%%
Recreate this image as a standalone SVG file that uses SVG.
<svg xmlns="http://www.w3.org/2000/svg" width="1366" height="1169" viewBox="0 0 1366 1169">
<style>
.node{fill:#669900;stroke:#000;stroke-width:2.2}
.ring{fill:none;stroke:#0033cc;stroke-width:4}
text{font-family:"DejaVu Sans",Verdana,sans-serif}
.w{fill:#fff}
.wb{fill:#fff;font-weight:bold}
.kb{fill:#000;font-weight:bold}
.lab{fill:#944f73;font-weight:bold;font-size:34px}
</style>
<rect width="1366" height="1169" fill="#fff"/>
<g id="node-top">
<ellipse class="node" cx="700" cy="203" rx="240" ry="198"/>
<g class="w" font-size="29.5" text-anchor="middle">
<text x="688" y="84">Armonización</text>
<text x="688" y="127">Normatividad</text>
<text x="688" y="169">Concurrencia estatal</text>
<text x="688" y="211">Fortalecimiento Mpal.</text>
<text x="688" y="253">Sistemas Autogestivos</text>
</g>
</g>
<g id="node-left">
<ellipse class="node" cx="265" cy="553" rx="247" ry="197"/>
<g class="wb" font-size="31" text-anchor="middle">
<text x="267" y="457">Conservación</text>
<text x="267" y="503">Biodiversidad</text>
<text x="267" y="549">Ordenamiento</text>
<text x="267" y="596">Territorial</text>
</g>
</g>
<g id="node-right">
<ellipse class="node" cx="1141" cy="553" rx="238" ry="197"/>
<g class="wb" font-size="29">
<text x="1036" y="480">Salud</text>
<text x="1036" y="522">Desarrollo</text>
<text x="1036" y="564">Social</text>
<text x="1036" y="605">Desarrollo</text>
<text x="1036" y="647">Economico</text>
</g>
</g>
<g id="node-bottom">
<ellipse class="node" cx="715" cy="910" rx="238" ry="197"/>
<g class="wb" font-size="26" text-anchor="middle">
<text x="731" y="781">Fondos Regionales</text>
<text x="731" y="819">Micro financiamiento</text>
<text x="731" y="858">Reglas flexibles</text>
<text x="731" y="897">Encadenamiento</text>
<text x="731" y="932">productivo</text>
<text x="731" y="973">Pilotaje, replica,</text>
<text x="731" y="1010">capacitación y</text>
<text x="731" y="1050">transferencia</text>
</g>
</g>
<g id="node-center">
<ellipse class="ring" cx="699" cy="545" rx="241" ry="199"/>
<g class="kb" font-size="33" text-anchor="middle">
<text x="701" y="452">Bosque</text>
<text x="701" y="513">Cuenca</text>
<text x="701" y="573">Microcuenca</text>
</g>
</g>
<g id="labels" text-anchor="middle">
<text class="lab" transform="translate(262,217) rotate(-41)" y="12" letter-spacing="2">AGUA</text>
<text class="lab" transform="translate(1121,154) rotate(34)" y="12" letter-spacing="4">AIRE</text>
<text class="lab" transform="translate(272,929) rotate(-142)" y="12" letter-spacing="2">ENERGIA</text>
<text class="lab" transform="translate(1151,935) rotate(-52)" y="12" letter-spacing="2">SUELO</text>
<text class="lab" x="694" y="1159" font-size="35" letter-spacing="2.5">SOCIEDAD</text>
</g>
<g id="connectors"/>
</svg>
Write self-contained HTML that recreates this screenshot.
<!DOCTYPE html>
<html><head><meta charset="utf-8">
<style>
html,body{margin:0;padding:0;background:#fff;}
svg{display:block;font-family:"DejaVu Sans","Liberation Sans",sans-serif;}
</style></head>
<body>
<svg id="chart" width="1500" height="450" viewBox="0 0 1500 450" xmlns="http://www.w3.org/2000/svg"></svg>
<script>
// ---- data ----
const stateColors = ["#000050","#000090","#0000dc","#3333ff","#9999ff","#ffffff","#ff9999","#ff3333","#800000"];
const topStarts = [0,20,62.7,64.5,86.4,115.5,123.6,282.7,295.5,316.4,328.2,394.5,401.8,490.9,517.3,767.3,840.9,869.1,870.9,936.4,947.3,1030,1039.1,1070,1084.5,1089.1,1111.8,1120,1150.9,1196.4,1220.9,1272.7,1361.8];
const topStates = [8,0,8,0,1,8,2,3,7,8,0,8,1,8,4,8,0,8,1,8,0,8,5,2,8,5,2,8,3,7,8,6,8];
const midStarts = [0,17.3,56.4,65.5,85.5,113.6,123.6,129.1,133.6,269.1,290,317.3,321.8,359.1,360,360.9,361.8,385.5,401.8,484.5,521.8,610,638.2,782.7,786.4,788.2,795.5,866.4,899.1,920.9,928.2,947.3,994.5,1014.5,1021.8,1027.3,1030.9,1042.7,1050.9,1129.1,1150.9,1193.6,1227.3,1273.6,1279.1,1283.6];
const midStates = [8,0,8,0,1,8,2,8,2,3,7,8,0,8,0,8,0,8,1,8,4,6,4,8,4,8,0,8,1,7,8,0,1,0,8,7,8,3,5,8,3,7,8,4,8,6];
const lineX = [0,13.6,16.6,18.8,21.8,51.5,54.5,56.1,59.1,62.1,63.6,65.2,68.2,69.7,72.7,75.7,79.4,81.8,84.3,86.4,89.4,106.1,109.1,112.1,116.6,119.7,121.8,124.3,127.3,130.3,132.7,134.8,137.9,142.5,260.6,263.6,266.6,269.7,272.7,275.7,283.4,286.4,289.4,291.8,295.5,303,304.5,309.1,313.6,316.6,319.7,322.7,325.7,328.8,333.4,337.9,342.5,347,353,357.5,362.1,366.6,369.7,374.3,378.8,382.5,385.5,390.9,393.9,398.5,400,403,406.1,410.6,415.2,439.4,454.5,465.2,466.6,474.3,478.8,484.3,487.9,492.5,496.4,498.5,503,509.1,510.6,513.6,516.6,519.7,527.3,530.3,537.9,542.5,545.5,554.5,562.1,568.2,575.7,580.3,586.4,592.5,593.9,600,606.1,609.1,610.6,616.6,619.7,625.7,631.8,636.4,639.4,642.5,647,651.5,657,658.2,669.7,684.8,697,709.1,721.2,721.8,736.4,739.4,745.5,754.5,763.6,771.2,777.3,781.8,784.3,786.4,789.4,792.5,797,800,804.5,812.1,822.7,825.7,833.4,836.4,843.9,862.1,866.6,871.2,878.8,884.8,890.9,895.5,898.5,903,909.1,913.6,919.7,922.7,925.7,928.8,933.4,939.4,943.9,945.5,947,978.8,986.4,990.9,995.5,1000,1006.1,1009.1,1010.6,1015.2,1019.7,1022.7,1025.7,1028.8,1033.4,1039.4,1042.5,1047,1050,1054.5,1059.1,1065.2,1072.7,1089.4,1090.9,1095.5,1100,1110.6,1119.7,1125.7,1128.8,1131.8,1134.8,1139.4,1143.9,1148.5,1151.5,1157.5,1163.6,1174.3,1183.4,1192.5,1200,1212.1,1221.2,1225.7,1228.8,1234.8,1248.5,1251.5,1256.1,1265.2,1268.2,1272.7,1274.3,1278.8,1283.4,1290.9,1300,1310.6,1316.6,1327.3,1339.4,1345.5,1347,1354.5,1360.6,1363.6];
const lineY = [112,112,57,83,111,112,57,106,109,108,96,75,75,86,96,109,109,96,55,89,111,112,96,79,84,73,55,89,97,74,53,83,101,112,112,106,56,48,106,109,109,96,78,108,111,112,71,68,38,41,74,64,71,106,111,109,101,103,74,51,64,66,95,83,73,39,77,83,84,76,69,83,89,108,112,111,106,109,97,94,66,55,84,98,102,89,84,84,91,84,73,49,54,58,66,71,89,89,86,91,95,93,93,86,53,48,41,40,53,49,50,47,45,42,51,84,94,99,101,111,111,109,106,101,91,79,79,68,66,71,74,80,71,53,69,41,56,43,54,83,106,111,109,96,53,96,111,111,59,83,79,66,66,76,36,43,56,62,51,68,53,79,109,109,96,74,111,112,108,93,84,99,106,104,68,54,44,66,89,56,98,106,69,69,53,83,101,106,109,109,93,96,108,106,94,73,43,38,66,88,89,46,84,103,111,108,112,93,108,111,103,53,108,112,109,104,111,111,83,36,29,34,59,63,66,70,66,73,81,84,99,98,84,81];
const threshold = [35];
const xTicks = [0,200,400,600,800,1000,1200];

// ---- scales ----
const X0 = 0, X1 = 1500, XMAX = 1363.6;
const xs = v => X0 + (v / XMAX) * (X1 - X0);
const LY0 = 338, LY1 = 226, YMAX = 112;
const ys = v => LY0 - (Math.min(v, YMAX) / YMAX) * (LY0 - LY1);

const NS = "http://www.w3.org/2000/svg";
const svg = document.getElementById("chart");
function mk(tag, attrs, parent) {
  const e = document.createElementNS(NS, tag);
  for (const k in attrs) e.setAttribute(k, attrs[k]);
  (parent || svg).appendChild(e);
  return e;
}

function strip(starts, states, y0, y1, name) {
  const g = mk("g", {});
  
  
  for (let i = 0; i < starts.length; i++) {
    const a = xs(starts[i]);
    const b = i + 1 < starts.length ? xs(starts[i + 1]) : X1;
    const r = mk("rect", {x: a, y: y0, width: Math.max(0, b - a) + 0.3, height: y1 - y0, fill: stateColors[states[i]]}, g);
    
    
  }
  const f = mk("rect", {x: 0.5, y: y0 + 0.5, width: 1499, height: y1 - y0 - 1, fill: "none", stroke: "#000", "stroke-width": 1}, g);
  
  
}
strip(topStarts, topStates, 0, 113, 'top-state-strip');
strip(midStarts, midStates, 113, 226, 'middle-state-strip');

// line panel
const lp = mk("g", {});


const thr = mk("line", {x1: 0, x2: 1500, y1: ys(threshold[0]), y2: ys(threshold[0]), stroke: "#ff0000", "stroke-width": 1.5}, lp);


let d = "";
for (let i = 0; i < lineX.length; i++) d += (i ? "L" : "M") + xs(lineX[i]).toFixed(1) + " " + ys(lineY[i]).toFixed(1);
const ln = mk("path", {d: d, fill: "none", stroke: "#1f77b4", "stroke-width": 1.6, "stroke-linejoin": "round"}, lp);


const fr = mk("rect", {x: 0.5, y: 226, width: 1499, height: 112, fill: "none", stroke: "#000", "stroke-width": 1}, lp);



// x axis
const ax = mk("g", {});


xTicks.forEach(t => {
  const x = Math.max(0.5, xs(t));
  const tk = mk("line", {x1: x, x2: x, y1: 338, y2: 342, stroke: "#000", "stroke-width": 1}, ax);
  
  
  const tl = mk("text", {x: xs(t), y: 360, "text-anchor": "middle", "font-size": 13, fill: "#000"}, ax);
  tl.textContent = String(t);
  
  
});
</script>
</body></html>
%%
• **Work instructions**: Tally up how many lines in the preceding listing contain the word "this". Give nothing but the number.

• **Correct result**: 2